Aerotrain Aficionados:
My Aerotrain set is the Rock Island version with PS-3. I bought if on eBay from a hobbyist who placed weights in the loco and provided three add'l coaches (total of six) with figures installed in all of the coaches. When I placed it on my layout for a test run, I quickly discovered that the Aerotrain is "fussy" about trackwork and switches, especially its rear truck. The loco derailed at seven trackwork sites on my Lionel O-gauge O42 tubular tracks with K-line O42 switches (due to snags at the swivel rail).
Other locos in my collection ran OK on the trackwork, so I considered the issues with the Aerotrain as "Lessons in Trackwork 101" for my continuing education as a hobbyist/collector. Tips from GRJ at the OGR FORUM helped; however, he has applied more "tricks of the trade" to his Aerotrain set than I have done so far. However, I'm "walking in his moccasins."
My young helper and I fixed the trouble spots in two afternoon work sessions -- an exercise in humility for me from previously-laid trackwork and clearance spacing errors along my right of way. That adventure was the reason I wrote an article for publication in THE LION ROARS magazine. It's scheduled for publication in the October issue.

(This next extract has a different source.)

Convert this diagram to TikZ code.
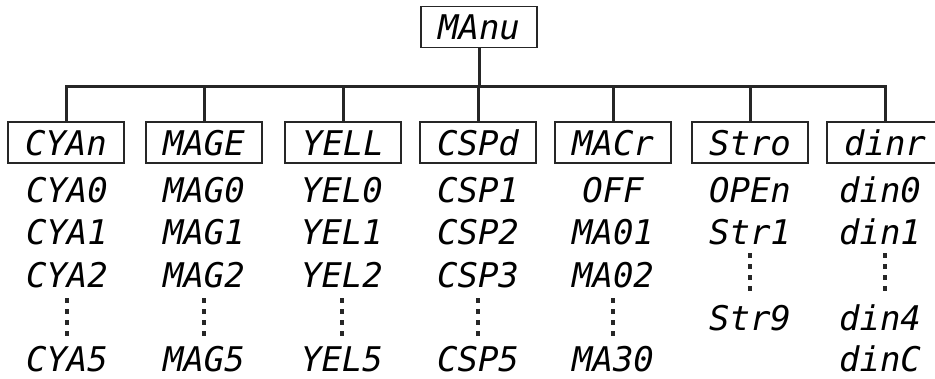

Later, I found and purchased three more Aerotrain RI coaches; now I have nine coaches. At the next operating session, I'll find out if the loco can pull them all. I expect the greatest challenge to the loco will be pulling this consist around the O42 curves and through O42 switches (especially when set to the curved path). I kept the "wide" diaphragms in place, but I have the "narrow" diaphragms on hand -- just in case.
I'm willing to persevere with the Aerotrain because I was a teenage passenger when it was assigned for a while in the mid-1950s to Rock Island's PEORIA ROCKET route as "The Train of Tomorrow." That was a memory-maker!